Code that draws figures:

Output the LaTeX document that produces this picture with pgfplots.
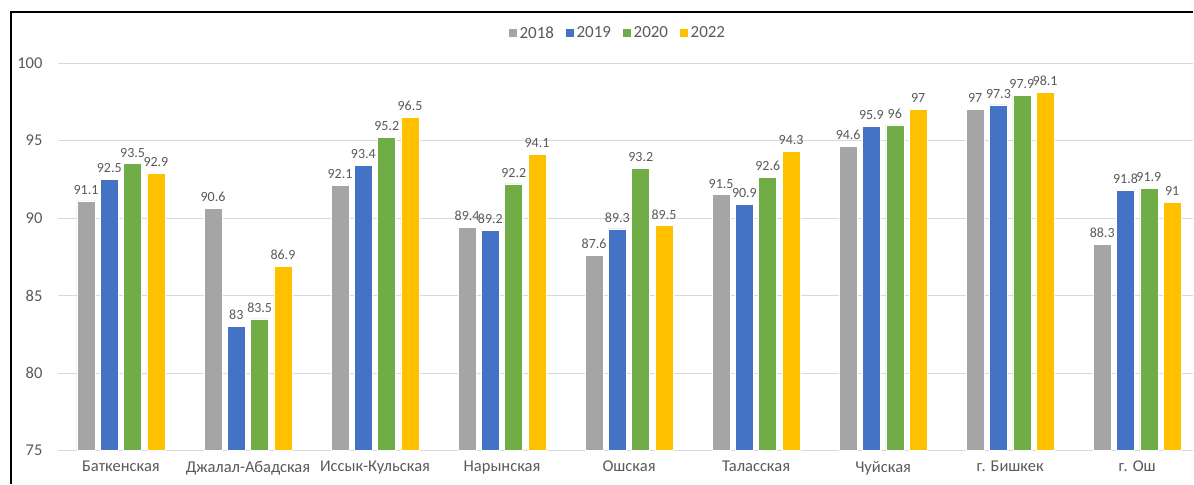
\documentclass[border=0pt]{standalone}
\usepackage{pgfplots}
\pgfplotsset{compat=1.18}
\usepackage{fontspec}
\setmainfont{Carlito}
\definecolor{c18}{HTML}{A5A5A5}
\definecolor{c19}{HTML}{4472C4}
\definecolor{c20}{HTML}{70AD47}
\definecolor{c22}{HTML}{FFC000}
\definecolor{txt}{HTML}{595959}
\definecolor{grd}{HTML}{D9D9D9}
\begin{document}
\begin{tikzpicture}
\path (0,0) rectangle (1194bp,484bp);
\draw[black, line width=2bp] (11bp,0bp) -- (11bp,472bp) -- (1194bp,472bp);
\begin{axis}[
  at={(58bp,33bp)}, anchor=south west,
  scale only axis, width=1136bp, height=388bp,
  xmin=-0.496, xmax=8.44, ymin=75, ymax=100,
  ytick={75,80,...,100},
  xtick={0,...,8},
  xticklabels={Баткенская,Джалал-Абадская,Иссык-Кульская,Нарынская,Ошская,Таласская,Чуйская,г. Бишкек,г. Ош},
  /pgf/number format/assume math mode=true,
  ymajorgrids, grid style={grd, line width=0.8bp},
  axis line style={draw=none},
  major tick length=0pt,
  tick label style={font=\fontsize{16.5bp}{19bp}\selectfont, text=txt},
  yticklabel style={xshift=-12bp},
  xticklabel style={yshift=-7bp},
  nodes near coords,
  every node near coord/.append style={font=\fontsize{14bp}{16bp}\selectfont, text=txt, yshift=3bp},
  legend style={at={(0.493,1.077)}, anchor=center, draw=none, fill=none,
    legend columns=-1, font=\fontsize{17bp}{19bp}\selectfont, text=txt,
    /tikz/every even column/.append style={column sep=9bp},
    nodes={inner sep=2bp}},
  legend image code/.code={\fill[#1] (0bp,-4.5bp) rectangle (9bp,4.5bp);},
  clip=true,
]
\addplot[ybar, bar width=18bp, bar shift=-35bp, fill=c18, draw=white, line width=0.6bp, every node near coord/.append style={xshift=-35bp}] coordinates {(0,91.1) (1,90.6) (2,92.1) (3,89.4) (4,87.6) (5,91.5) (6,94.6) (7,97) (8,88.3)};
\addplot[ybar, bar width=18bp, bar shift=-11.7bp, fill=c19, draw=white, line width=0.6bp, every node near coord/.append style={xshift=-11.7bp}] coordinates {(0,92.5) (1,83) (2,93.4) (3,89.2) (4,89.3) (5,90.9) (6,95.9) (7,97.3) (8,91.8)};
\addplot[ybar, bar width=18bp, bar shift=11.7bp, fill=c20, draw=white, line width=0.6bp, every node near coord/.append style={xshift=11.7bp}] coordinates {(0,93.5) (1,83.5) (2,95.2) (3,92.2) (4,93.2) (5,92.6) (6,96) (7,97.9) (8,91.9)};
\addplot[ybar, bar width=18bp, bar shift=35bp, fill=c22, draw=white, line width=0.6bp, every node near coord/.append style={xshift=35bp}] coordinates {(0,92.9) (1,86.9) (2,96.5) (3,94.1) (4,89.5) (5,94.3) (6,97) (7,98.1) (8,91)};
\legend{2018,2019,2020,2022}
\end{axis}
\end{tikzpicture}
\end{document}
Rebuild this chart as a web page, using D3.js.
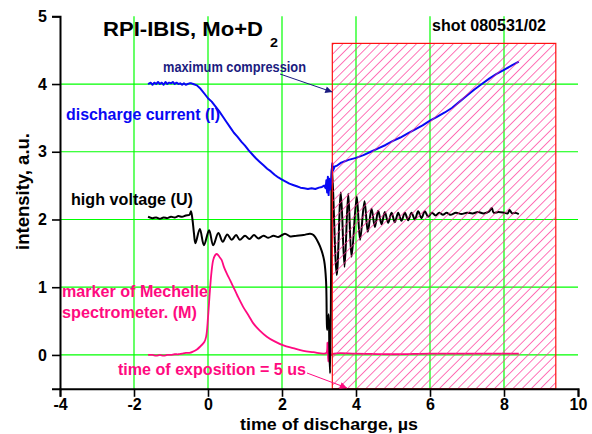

• Given request:
Each record above should be copied character for character, with pictures dropped.

• Result:
Output the LaTeX document that produces this picture with pgfplots.
\documentclass[border=0pt]{standalone}
\usepackage{pgfplots}
\pgfplotsset{compat=1.18}
\usepackage{fontspec}
\setmainfont{Carlito}
\definecolor{c18}{HTML}{A5A5A5}
\definecolor{c19}{HTML}{4472C4}
\definecolor{c20}{HTML}{70AD47}
\definecolor{c22}{HTML}{FFC000}
\definecolor{txt}{HTML}{595959}
\definecolor{grd}{HTML}{D9D9D9}
\begin{document}
\begin{tikzpicture}
\path (0,0) rectangle (1194bp,484bp);
\draw[black, line width=2bp] (11bp,0bp) -- (11bp,472bp) -- (1194bp,472bp);
\begin{axis}[
  at={(58bp,33bp)}, anchor=south west,
  scale only axis, width=1136bp, height=388bp,
  xmin=-0.496, xmax=8.44, ymin=75, ymax=100,
  ytick={75,80,...,100},
  xtick={0,...,8},
  xticklabels={Баткенская,Джалал-Абадская,Иссык-Кульская,Нарынская,Ошская,Таласская,Чуйская,г. Бишкек,г. Ош},
  /pgf/number format/assume math mode=true,
  ymajorgrids, grid style={grd, line width=0.8bp},
  axis line style={draw=none},
  major tick length=0pt,
  tick label style={font=\fontsize{16.5bp}{19bp}\selectfont, text=txt},
  yticklabel style={xshift=-12bp},
  xticklabel style={yshift=-7bp},
  nodes near coords,
  every node near coord/.append style={font=\fontsize{14bp}{16bp}\selectfont, text=txt, yshift=3bp},
  legend style={at={(0.493,1.077)}, anchor=center, draw=none, fill=none,
    legend columns=-1, font=\fontsize{17bp}{19bp}\selectfont, text=txt,
    /tikz/every even column/.append style={column sep=9bp},
    nodes={inner sep=2bp}},
  legend image code/.code={\fill[#1] (0bp,-4.5bp) rectangle (9bp,4.5bp);},
  clip=true,
]
\addplot[ybar, bar width=18bp, bar shift=-35bp, fill=c18, draw=white, line width=0.6bp, every node near coord/.append style={xshift=-35bp}] coordinates {(0,91.1) (1,90.6) (2,92.1) (3,89.4) (4,87.6) (5,91.5) (6,94.6) (7,97) (8,88.3)};
\addplot[ybar, bar width=18bp, bar shift=-11.7bp, fill=c19, draw=white, line width=0.6bp, every node near coord/.append style={xshift=-11.7bp}] coordinates {(0,92.5) (1,83) (2,93.4) (3,89.2) (4,89.3) (5,90.9) (6,95.9) (7,97.3) (8,91.8)};
\addplot[ybar, bar width=18bp, bar shift=11.7bp, fill=c20, draw=white, line width=0.6bp, every node near coord/.append style={xshift=11.7bp}] coordinates {(0,93.5) (1,83.5) (2,95.2) (3,92.2) (4,93.2) (5,92.6) (6,96) (7,97.9) (8,91.9)};
\addplot[ybar, bar width=18bp, bar shift=35bp, fill=c22, draw=white, line width=0.6bp, every node near coord/.append style={xshift=35bp}] coordinates {(0,92.9) (1,86.9) (2,96.5) (3,94.1) (4,89.5) (5,94.3) (6,97) (7,98.1) (8,91)};
\legend{2018,2019,2020,2022}
\end{axis}
\end{tikzpicture}
\end{document}
Rebuild this chart as a web page, using D3.js.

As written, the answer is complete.